Shabbat food
Feb. 15th, 2008 04:50 pmI'm out for dinner tonight, bringing a cucumber-lemon-mint-feta salad. (It's a milchig meal, obviously.)
Tomorrow for lunch, I have
Tomorrow for lunch, I have
- grape juice, When Pigs Fly rolls
- sweet potatoes roasted with black pepper and cumin
- roasted cauliflower and onions
- stir fried leeks, oyster mushrooms, brown beech mushrooms, chard, pea pods, fresh water chestnuts, ground turkey, and Szechuan spicy sauce
- brown rice, black barley, and radish seeds
- steamed broccoli
no subject
Date: 2008-02-15 10:22 pm (UTC)Do you put food into an already-warm oven on Shabbat, or do you serve the broccoli cold, or do you have some other secret for getting warm steamed veggies that aren't brown and wilted?
no subject
Date: 2008-02-16 11:48 pm (UTC)I don't use a warm oven on Shabbat, because the rabbi I learned hilchot Shabbat from was of the opinion that this fell into the category of hatmana, wrapping, which is allowed when it's partial wrapping (to keep food warmer), but not total wrapping, which the oven is. According to his lights, of course, and I know plenty of people who do, in fact, use their oven as a warmer on Shabbat. Which leaves me the option of using a warming tray or serving them cold. I tend to prefer them cold (well, room temp), which is at least a constant; the hot plate means things warm from the bottom up, and in the time it takes to heat the whole, the veggies lose whatever crunch they still had.
no subject
Date: 2008-02-17 12:22 am (UTC)I hadn't considered the difference between enclosed ovens and open hot-plates. But I agree with you about the effects of hot-plates on vegetables; I do use one, but only for dishes that can stand up.
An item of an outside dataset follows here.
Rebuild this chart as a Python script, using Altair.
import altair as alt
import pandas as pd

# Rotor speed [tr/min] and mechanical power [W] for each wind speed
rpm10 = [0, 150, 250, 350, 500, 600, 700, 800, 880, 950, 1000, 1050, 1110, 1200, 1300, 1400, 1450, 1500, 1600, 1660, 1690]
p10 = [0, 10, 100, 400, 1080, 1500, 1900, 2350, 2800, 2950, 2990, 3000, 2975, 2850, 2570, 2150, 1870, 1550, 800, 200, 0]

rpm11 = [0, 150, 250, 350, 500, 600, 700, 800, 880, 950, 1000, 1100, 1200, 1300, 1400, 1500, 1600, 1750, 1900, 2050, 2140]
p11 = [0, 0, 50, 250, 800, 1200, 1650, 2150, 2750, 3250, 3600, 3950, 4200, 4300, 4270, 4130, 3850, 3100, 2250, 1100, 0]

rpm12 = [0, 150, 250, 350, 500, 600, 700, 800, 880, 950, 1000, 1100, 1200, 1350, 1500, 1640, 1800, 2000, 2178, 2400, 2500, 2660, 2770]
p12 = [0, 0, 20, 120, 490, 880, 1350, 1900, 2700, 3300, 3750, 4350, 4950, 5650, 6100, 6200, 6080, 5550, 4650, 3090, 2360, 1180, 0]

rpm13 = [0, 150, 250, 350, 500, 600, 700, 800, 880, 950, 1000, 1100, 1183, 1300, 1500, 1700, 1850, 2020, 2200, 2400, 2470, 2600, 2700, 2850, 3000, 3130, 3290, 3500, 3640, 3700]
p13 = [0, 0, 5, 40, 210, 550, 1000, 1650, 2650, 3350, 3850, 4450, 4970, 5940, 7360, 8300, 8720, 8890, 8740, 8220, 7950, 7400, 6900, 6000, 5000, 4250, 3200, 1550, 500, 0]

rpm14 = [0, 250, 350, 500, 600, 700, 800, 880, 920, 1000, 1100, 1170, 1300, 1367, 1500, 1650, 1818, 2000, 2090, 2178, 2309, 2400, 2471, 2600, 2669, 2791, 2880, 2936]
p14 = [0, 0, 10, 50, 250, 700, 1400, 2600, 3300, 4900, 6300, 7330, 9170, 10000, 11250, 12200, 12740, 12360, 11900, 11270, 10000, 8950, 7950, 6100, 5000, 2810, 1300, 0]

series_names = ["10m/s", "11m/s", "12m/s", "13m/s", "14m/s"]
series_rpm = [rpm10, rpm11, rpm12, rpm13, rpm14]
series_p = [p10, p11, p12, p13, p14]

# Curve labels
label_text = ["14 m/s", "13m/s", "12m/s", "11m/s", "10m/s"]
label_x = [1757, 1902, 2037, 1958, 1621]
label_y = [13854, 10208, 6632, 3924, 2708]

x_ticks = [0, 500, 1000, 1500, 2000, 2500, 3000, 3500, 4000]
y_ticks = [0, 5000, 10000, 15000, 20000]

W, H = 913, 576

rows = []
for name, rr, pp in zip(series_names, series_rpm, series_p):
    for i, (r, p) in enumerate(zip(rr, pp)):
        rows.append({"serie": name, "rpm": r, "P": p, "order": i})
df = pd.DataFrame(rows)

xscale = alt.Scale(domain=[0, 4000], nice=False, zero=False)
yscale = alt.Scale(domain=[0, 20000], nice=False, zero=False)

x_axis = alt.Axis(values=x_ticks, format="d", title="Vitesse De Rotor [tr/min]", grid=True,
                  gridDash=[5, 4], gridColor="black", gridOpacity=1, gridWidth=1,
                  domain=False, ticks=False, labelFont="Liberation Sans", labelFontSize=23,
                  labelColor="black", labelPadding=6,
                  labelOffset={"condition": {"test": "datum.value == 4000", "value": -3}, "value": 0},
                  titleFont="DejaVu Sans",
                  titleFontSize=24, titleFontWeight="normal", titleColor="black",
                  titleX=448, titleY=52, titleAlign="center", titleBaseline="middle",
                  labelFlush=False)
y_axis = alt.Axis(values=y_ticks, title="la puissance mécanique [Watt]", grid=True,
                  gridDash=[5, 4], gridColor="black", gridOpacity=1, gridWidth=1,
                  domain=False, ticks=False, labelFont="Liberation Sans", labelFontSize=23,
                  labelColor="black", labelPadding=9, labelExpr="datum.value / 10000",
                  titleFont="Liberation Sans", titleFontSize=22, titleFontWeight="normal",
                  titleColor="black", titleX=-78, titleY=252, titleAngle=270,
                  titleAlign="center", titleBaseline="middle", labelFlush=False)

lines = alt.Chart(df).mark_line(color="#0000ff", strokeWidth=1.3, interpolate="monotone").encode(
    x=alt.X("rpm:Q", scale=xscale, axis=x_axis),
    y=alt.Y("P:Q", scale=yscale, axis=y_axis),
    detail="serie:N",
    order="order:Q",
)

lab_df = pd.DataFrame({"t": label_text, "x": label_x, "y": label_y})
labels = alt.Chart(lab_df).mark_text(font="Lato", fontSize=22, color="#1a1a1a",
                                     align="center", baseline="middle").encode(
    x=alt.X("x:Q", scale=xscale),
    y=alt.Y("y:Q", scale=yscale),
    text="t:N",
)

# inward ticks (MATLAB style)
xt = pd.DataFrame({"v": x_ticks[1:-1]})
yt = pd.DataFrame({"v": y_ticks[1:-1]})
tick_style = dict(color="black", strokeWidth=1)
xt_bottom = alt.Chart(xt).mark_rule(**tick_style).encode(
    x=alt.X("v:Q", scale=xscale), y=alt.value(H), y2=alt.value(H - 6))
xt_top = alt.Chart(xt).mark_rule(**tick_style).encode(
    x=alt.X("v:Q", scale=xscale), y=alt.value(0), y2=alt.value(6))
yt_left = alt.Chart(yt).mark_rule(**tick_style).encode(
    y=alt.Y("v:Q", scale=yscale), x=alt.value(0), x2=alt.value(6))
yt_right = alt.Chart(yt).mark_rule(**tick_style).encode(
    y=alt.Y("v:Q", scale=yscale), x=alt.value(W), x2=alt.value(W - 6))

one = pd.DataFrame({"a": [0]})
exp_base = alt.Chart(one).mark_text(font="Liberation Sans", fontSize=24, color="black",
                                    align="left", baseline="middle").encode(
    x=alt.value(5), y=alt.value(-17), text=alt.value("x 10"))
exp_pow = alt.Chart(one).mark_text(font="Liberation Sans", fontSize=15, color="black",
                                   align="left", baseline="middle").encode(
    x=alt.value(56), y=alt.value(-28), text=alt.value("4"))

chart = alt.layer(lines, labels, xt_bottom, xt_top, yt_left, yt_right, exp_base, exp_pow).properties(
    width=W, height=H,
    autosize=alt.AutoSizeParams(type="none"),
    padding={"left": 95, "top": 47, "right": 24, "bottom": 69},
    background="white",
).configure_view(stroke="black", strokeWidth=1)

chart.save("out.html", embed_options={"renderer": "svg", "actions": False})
Tried broccoli once and it wilted -- yuck.
no subject
Date: 2008-02-17 12:27 am (UTC)The other factor in my reheating calculations is that it was just me for lunch, so I didn't have to be concerned about anyone else's preferences.
no subject
Date: 2008-02-17 06:17 am (UTC)Shavua tov.
no subject
Date: 2008-02-17 04:07 pm (UTC)Shavua tov!